The 13th Store: Taking a Proven Retail Model Online

Challenge

A CBD liquor group with 12 stores and around $30 million in annual revenue had a strong in-store operation built on convenience and premium locations, but no way to extend that model online.

Their website was outdated, had no e-commerce capability, and the brand lacked a clear digital presence.

While the business was performing well locally, it couldn’t serve customers beyond its physical stores or translate its convenience promise into the digital space.

The business owners knew the market was shifting. Customers expected delivery choice, and competitors were starting to move online. The company needed to modernise without losing the operational efficiency and margin control that made it successful.

Approach

RTHK was engaged to design and deliver a fully integrated e-commerce platform that reflected how the business actually worked - fast, local, and reliable.

  • We began by defining the company’s brand DNA through workshops that clarified its story: a convenience-driven retailer with unique products and higher-margin locations. This shaped the digital experience and guided every technical decision that followed.

  • Implemented BigCommerce, integrated directly with the existing POS for real-time sales and inventory data.

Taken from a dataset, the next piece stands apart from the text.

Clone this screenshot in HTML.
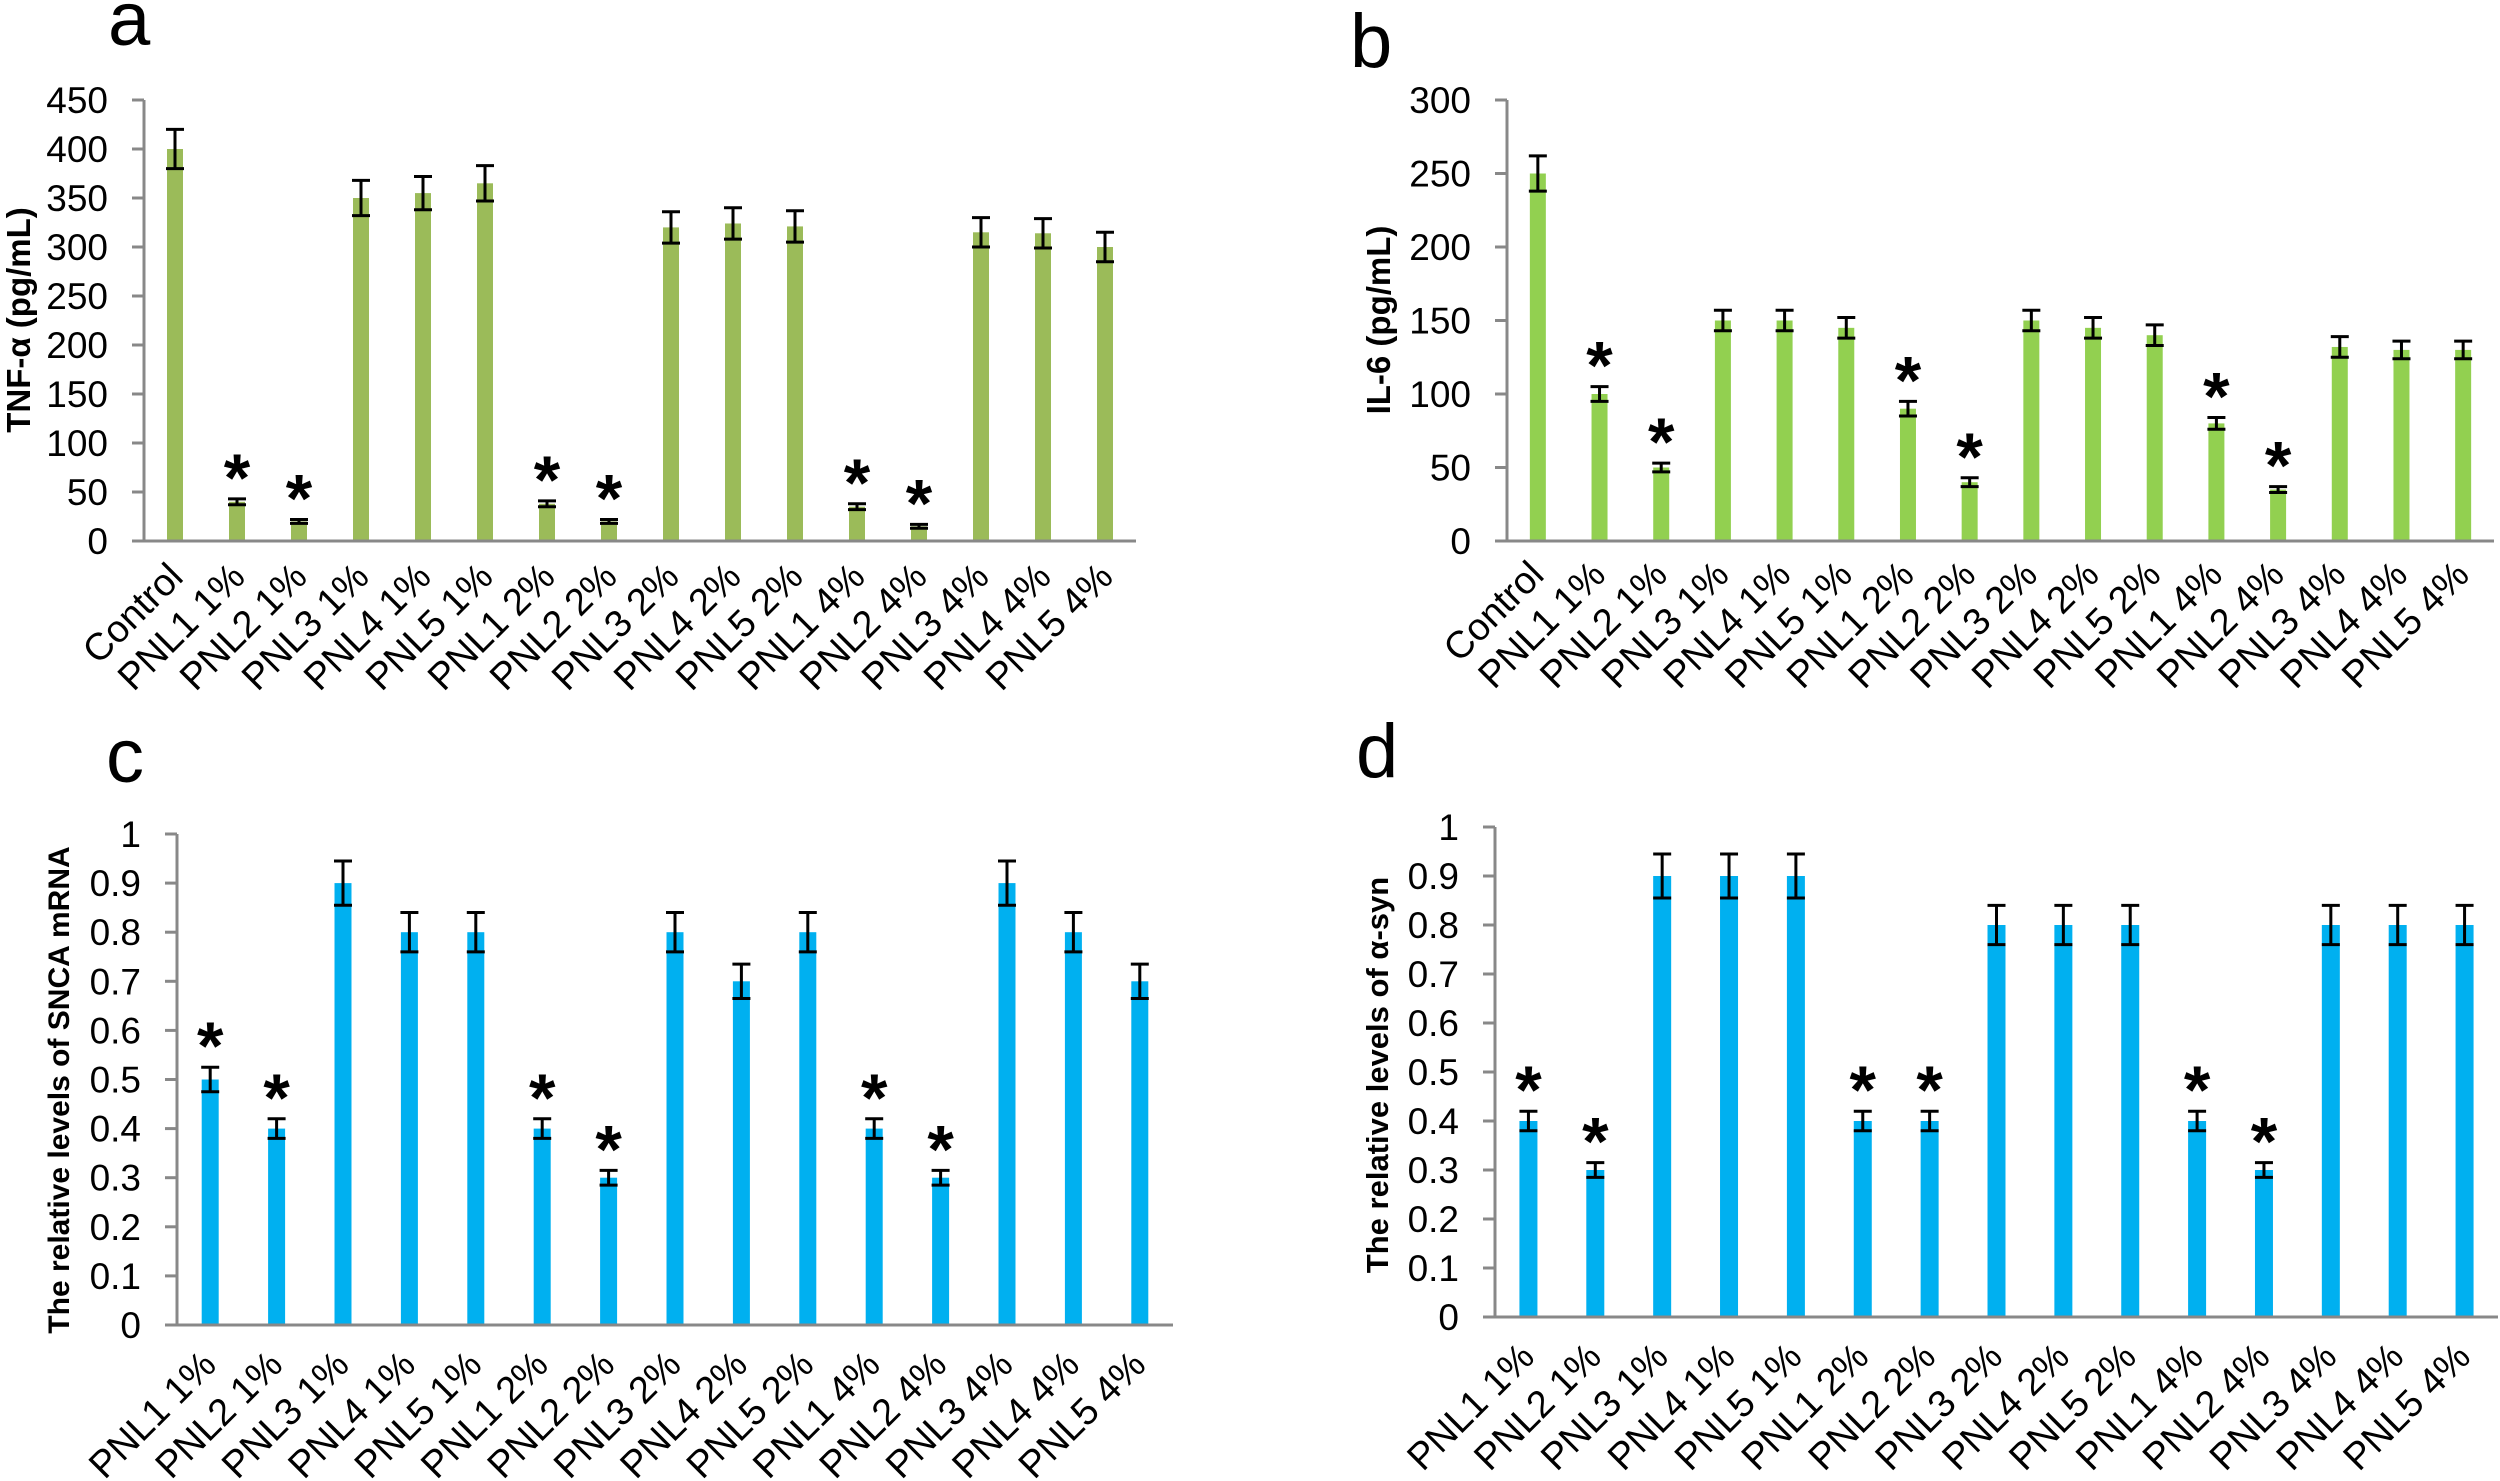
<!DOCTYPE html>
<html><head><meta charset="utf-8">
<style>
html,body{margin:0;padding:0;background:#fff;}
svg{display:block;font-family:"Liberation Sans",Arial,sans-serif;}
</style></head>
<body>
<svg id="fig" width="2500" height="1481" viewBox="0 0 2500 1481" xmlns="http://www.w3.org/2000/svg">
<rect width="2500" height="1481" fill="#fff"/>
</svg>
<script>
// Panel a: TNF-alpha
const catsA = ["Control","PNL1 1%","PNL2 1%","PNL3 1%","PNL4 1%","PNL5 1%","PNL1 2%","PNL2 2%","PNL3 2%","PNL4 2%","PNL5 2%","PNL1 4%","PNL2 4%","PNL3 4%","PNL4 4%","PNL5 4%"];
const valsA = [400,40,20,350,355,365,38,20,320,324,321,35,15,315,314,300];
const errsA = [20,3,2,18,17,18,3,2,16,16,16,3,2,15,15,15];
const starsA = [false,true,true,false,false,false,true,true,false,false,false,true,true,false,false,false];
const ticksA = [0,50,100,150,200,250,300,350,400,450];
// Panel b: IL-6
const valsB = [250,100,50,150,150,145,90,40,150,145,140,80,35,132,130,130];
const errsB = [12,5,3,7,7,7,5,3,7,7,7,4,2,7,6,6];
const starsB = [false,true,true,false,false,false,true,true,false,false,false,true,true,false,false,false];
const ticksB = [0,50,100,150,200,250,300];
// Panel c: SNCA mRNA
const catsC = ["PNL1 1%","PNL2 1%","PNL3 1%","PNL4 1%","PNL5 1%","PNL1 2%","PNL2 2%","PNL3 2%","PNL4 2%","PNL5 2%","PNL1 4%","PNL2 4%","PNL3 4%","PNL4 4%","PNL5 4%"];
const valsC = [0.5,0.4,0.9,0.8,0.8,0.4,0.3,0.8,0.7,0.8,0.4,0.3,0.9,0.8,0.7];
const errsC = [0.025,0.02,0.045,0.04,0.04,0.02,0.015,0.04,0.035,0.04,0.02,0.015,0.045,0.04,0.035];
const starsC = [true,true,false,false,false,true,true,false,false,false,true,true,false,false,false];
// Panel d: alpha-syn
const valsD = [0.4,0.3,0.9,0.9,0.9,0.4,0.4,0.8,0.8,0.8,0.4,0.3,0.8,0.8,0.8];
const errsD = [0.02,0.015,0.045,0.045,0.045,0.02,0.02,0.04,0.04,0.04,0.02,0.015,0.04,0.04,0.04];
const starsD = [true,true,false,false,false,true,true,false,false,false,true,true,false,false,false];
const ticksCD = [0,0.1,0.2,0.3,0.4,0.5,0.6,0.7,0.8,0.9,1];

const NS="http://www.w3.org/2000/svg";
const svg=document.getElementById('fig');
function mk(tag,attrs,parent){const e=document.createElementNS(NS,tag);for(const k in attrs)e.setAttribute(k,attrs[k]);(parent||svg).appendChild(e);return e;}

function panel(o){
  const g=mk('g',{});
  
  
  const n=o.cats.length;
  const step=(o.x1-o.x0)/n;
  const xs=i=>o.x0+step*(i+0.5);
  const ys=v=>o.y0-(v-o.min)/(o.max-o.min)*(o.y0-o.y1);
  const L=mk('text',{x:o.lx,y:o.ly,'font-size':76,fill:'#000'},g);L.textContent=o.id;
  
  
  o.vals.forEach((v,i)=>{
    const r=mk('rect',{x:xs(i)-o.bw/2,y:ys(v),width:o.bw,height:o.y0-ys(v),fill:o.color},g);
    
    
    const e=o.errs[i],cx=xs(i),t=ys(v+e),b=ys(v-e);
    const eb=mk('path',{d:`M${cx},${t}V${b}M${cx-9},${t}H${cx+9}M${cx-9},${b}H${cx+9}`,stroke:'#000','stroke-width':3,fill:'none'},g);
    
    
    if(o.stars[i]){
      const s=mk('text',{x:cx,y:t+2,'font-size':68,'font-weight':'bold','text-anchor':'middle',fill:'#000'},g);
      s.textContent='*';
      
      
    }
    const lx=cx+o.lox, ly=o.y0+o.loy;
    const tl=mk('text',{x:lx,y:ly,'font-size':38,'text-anchor':'end',fill:'#000',transform:`rotate(-45 ${lx} ${ly})`},g);
    tl.textContent=o.cats[i];
    
    
  });
  const ax=mk('path',{d:`M${o.x0},${o.y1}V${o.y0}M${o.x0-12},${o.y0}H${o.x1}`,stroke:'#888','stroke-width':3,fill:'none'},g);
  
  
  o.ticks.forEach(t=>{
    const y=ys(t);
    const tk=mk('line',{x1:o.x0-12,x2:o.x0,y1:y,y2:y,stroke:'#888','stroke-width':3},g);
    
    
    const tt=mk('text',{x:o.x0-36,y:y+13,'font-size':37,'text-anchor':'end',fill:'#000'},g);
    tt.textContent=String(t);
    
    
  });
  const yt=mk('text',{x:o.tx,y:o.ty,'font-size':o.tfs,'font-weight':'bold','text-anchor':'middle',fill:'#000',transform:`rotate(-90 ${o.tx} ${o.ty})`},g);
  yt.textContent=o.title;
  
  
}

panel({id:'a',cats:catsA,vals:valsA,errs:errsA,stars:starsA,ticks:ticksA,min:0,max:450,
  x0:144,x1:1136,y0:541,y1:100,bw:16,color:'#9BBB59',lx:108,ly:45,tx:30,ty:320,tfs:33,title:'TNF-α (pg/mL)',lox:10,loy:38});
panel({id:'b',cats:catsA,vals:valsB,errs:errsB,stars:starsB,ticks:ticksB,min:0,max:300,
  x0:1507,x1:2494,y0:541,y1:100,bw:16,color:'#92D050',lx:1350,ly:67,tx:1390,ty:320,tfs:33,title:'IL-6 (pg/mL)',lox:8,loy:36});
panel({id:'c',cats:catsC,vals:valsC,errs:errsC,stars:starsC,ticks:ticksCD,min:0,max:1,
  x0:177,x1:1173,y0:1325,y1:834,bw:17,color:'#00B0F0',lx:106,ly:782,tx:69,ty:1090,tfs:30,title:'The relative levels of SNCA mRNA',lox:8,loy:42});
panel({id:'d',cats:catsC,vals:valsD,errs:errsD,stars:starsD,ticks:ticksCD,min:0,max:1,
  x0:1495,x1:2498,y0:1317,y1:827,bw:18,color:'#00B0F0',lx:1356,ly:777,tx:1388,ty:1075,tfs:31,title:'The relative levels of α-syn',lox:8,loy:42});
</script>
</body></html>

  • Built out more than 2,000 product records with images, descriptions, and compliance details (ABV, volume, packaging).

  • Developed complex delivery logic mirroring the in-store convenience model (Now, Scheduled, Next-Day, and Standard options.)

  • Integrated DRIP marketing automation for segmentation and retention.

  • Established governed social channels and customer communication flows.

The most challenging aspect was the POS integration — synchronising data between store and site so that online transactions instantly updated in-store inventory, eliminating double handling and operational lag. 

Outcome

The result was a seamless, multi-channel retail environment that extended the brand’s local dominance into national reach.

Customers could now buy online with flexible delivery options — from 30-minute local drop-offs to Australia-wide shipping.

Sales moved north and stayed there, creating a thirteenth store — a digital one — that carried the same personality, range, and service as the physical network. 

Suppliers took notice, customers stayed longer, and the industry recognised a small family-run business that had managed to live its worth. Combining brand, operations, and convenience into one coherent, modern system.